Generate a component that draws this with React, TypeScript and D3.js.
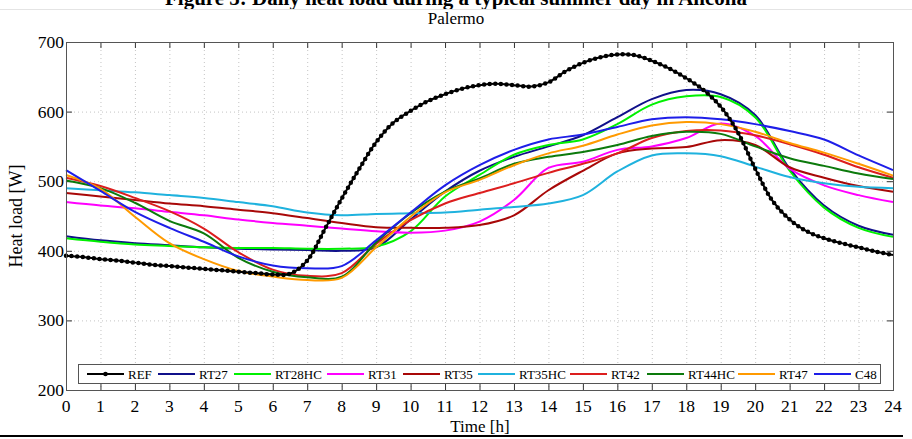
import React from "react";
import * as d3 from "d3";

// Hourly time axis (h) and half-hourly axis used by the reference profile
const hours = [0, 1, 2, 3, 4, 5, 6, 7, 8, 9, 10, 11, 12, 13, 14, 15, 16, 17, 18, 19, 20, 21, 22, 23, 24];
const refHours = [
  0, 0.5, 1, 1.5, 2, 2.5, 3, 3.5, 4, 4.5, 5, 5.5, 6, 6.5, 7, 7.5, 8, 8.5, 9, 9.5, 10, 10.5, 11, 11.5,
  12, 12.5, 13, 13.5, 14, 14.5, 15, 15.5, 16, 16.5, 17, 17.5, 18, 18.5, 19, 19.5, 20, 20.5, 21, 21.5,
  22, 22.5, 23, 23.5, 24,
];

// Heat load [W]
const REF = [
  393, 391, 388, 386, 383, 380, 378, 376, 374, 372, 370, 368, 366, 367, 386, 430, 475, 517, 556, 584,
  601, 615, 625, 633, 638, 640, 638, 636, 642, 658, 670, 678, 682, 681, 673, 662, 648, 631, 607, 570,
  518, 472, 445, 428, 418, 411, 405, 399, 394,
];
const RT27 = [421, 415, 411, 408, 405, 403, 402, 401, 400, 405, 445, 485, 515, 535, 550, 566, 592, 618, 631, 625, 595, 518, 465, 436, 423];
const RT28HC = [418, 413, 409, 407, 405, 404, 404, 403, 403, 406, 428, 478, 509, 538, 552, 560, 582, 610, 622, 621, 592, 515, 462, 433, 420];
const RT31 = [470, 465, 461, 456, 451, 445, 440, 436, 432, 428, 426, 429, 442, 473, 519, 528, 545, 550, 562, 583, 565, 518, 494, 480, 470];
const RT35 = [483, 478, 473, 468, 464, 459, 454, 447, 440, 434, 433, 433, 437, 451, 487, 515, 540, 547, 549, 559, 552, 520, 505, 493, 485];
const RT35HC = [490, 487, 484, 480, 476, 470, 464, 455, 451, 453, 454, 455, 459, 463, 468, 480, 514, 537, 540, 536, 521, 506, 497, 492, 490];
const RT42 = [505, 493, 476, 457, 432, 398, 373, 364, 368, 410, 444, 468, 483, 497, 512, 525, 540, 562, 572, 573, 566, 553, 538, 520, 505];
const RT44HC = [501, 490, 469, 443, 425, 390, 370, 362, 363, 412, 454, 485, 504, 525, 535, 542, 552, 565, 571, 568, 550, 533, 522, 511, 503];
const RT47 = [509, 489, 449, 411, 388, 371, 363, 358, 361, 405, 449, 484, 502, 523, 540, 551, 567, 580, 585, 582, 571, 555, 541, 525, 508];
const C48 = [516, 486, 456, 433, 413, 392, 379, 375, 378, 415, 455, 494, 523, 545, 560, 567, 578, 589, 592, 589, 582, 572, 560, 537, 516];

const seriesNames = ["RT27", "RT28HC", "RT31", "RT35", "RT35HC", "RT42", "RT44HC", "RT47", "C48"];
const seriesValues = [RT27, RT28HC, RT31, RT35, RT35HC, RT42, RT44HC, RT47, C48];
const seriesColors = ["#10108a", "#00f000", "#ff00ff", "#a80808", "#1fb2de", "#dc1e1e", "#0c7a0c", "#ff9a00", "#1e1ee8"];

const yTicks = [200, 300, 400, 500, 600, 700];
const xTicks = hours;

const W = 912;
const H = 439;
const M = { left: 66, right: 893, top: 42, bottom: 390 };
const FONT = "'Liberation Serif', 'Times New Roman', serif";

export default function App() {
  const x = d3.scaleLinear().domain([0, 24]).range([M.left, M.right]);
  const y = d3.scaleLinear().domain([200, 700]).range([M.bottom, M.top]);

  const line = d3
    .line<[number, number]>()
    .x((d) => x(d[0]))
    .y((d) => y(d[1]))
    .curve(d3.curveCatmullRom.alpha(0.5));

  const refPath = line(refHours.map((h, i) => [h, REF[i]] as [number, number])) || "";

  const legendItems = [
    { name: "REF", color: "#000", x0: 87 },
    ...seriesNames.map((n, i) => ({ name: n, color: seriesColors[i], x0: [158, 234, 327, 403, 478, 570, 647, 738, 814][i] })),
  ];

  const tickLen = 6;

  return (
    <svg
      width={W}
      height={H}
      viewBox={`0 0 ${W} ${H}`}
      style={{ position: "absolute", left: 0, top: 0, background: "#fff" }}
      fontFamily={FONT}
    >
      <rect x={0} y={0} width={W} height={H} fill="#fff" />
      {/* page heading, partially cut at the top edge */}
      <text x={456} y={5} textAnchor="middle" fontSize={21} fontWeight="bold" fill="#000">
        Figure 5: Daily heat load during a typical summer day in Ancona
      </text>
      <line x1={0} x2={W} y1={9.5} y2={9.5} stroke="#e4e4e4" strokeWidth={1} />
      <text x={456} y={24} textAnchor="middle" fontSize={17} fill="#000">
        Palermo
      </text>

      {/* dotted grid */}
      <g stroke="#c4c4c4" strokeWidth={1} strokeDasharray="1 3">
        {xTicks.slice(1, -1).map((t) => (
          <line key={"gx" + t} x1={x(t) + 0.5} x2={x(t) + 0.5} y1={M.top} y2={M.bottom} />
        ))}
        {yTicks.slice(1, -1).map((t) => (
          <line key={"gy" + t} x1={M.left} x2={M.right} y1={y(t) + 0.5} y2={y(t) + 0.5} />
        ))}
      </g>

      {/* tick marks on all four sides */}
      <g stroke="#333" strokeWidth={1}>
        {xTicks.map((t) => (
          <g key={"tx" + t}>
            <line x1={x(t) + 0.5} x2={x(t) + 0.5} y1={M.bottom} y2={M.bottom - tickLen} />
            <line x1={x(t) + 0.5} x2={x(t) + 0.5} y1={M.top} y2={M.top + tickLen} />
          </g>
        ))}
        {yTicks.map((t) => (
          <g key={"ty" + t}>
            <line x1={M.left} x2={M.left + tickLen} y1={y(t) + 0.5} y2={y(t) + 0.5} />
            <line x1={M.right} x2={M.right - tickLen} y1={y(t) + 0.5} y2={y(t) + 0.5} />
          </g>
        ))}
      </g>

      {/* series */}
      <g fill="none" strokeWidth={2} strokeLinejoin="round">
        {seriesValues.map((vals, i) => (
          <path
            key={seriesNames[i]}
            d={line(hours.map((h, j) => [h, vals[j]] as [number, number])) || ""}
            stroke={seriesColors[i]}
          />
        ))}
        <path d={refPath} stroke="#000" strokeWidth={2} />
        <path d={refPath} stroke="#000" strokeWidth={4.5} strokeLinecap="round" strokeDasharray="0 5.6" />
      </g>

      {/* legend */}
      <g>
        <rect x={78.5} y={364.5} width={802} height={19} fill="#fff" stroke="#555" strokeWidth={1} />
        {legendItems.map((it) => (
          <g key={it.name}>
            <line x1={it.x0} x2={it.x0 + 37} y1={374} y2={374} stroke={it.color} strokeWidth={2} />
            {it.name === "REF" && <circle cx={it.x0 + 18.5} cy={374} r={2.3} fill="#000" />}
            <text x={it.x0 + 41} y={378.5} fontSize={13} fill="#000">
              {it.name}
            </text>
          </g>
        ))}
      </g>

      {/* axes frame */}
      <rect
        x={M.left + 0.5}
        y={M.top + 0.5}
        width={M.right - M.left}
        height={M.bottom - M.top}
        fill="none"
        stroke="#555"
        strokeWidth={1}
      />

      {/* tick labels */}
      <g fontSize={17.5} fill="#000">
        {xTicks.map((t) => (
          <text key={"lx" + t} x={x(t)} y={412} textAnchor="middle">
            {t}
          </text>
        ))}
        {yTicks.map((t) => (
          <text key={"ly" + t} x={M.left - 2} y={y(t) + 6} textAnchor="end">
            {t}
          </text>
        ))}
      </g>
      <text x={480} y={432} textAnchor="middle" fontSize={17} fill="#000">
        Time [h]
      </text>
      <text transform={`translate(22,${(M.top + M.bottom) / 2}) rotate(-90)`} textAnchor="middle" fontSize={18} fill="#000">
        Heat load [W]
      </text>
      <line x1={0} x2={903} y1={436} y2={436} stroke="#000" strokeWidth={2} />
    </svg>
  );
}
# # # #
**Exercise prompt**
Which lines above hold the word "React"? Copy each of them.

**Written answer**
Generate a component that draws this with React, TypeScript and D3.js.
import React from "react";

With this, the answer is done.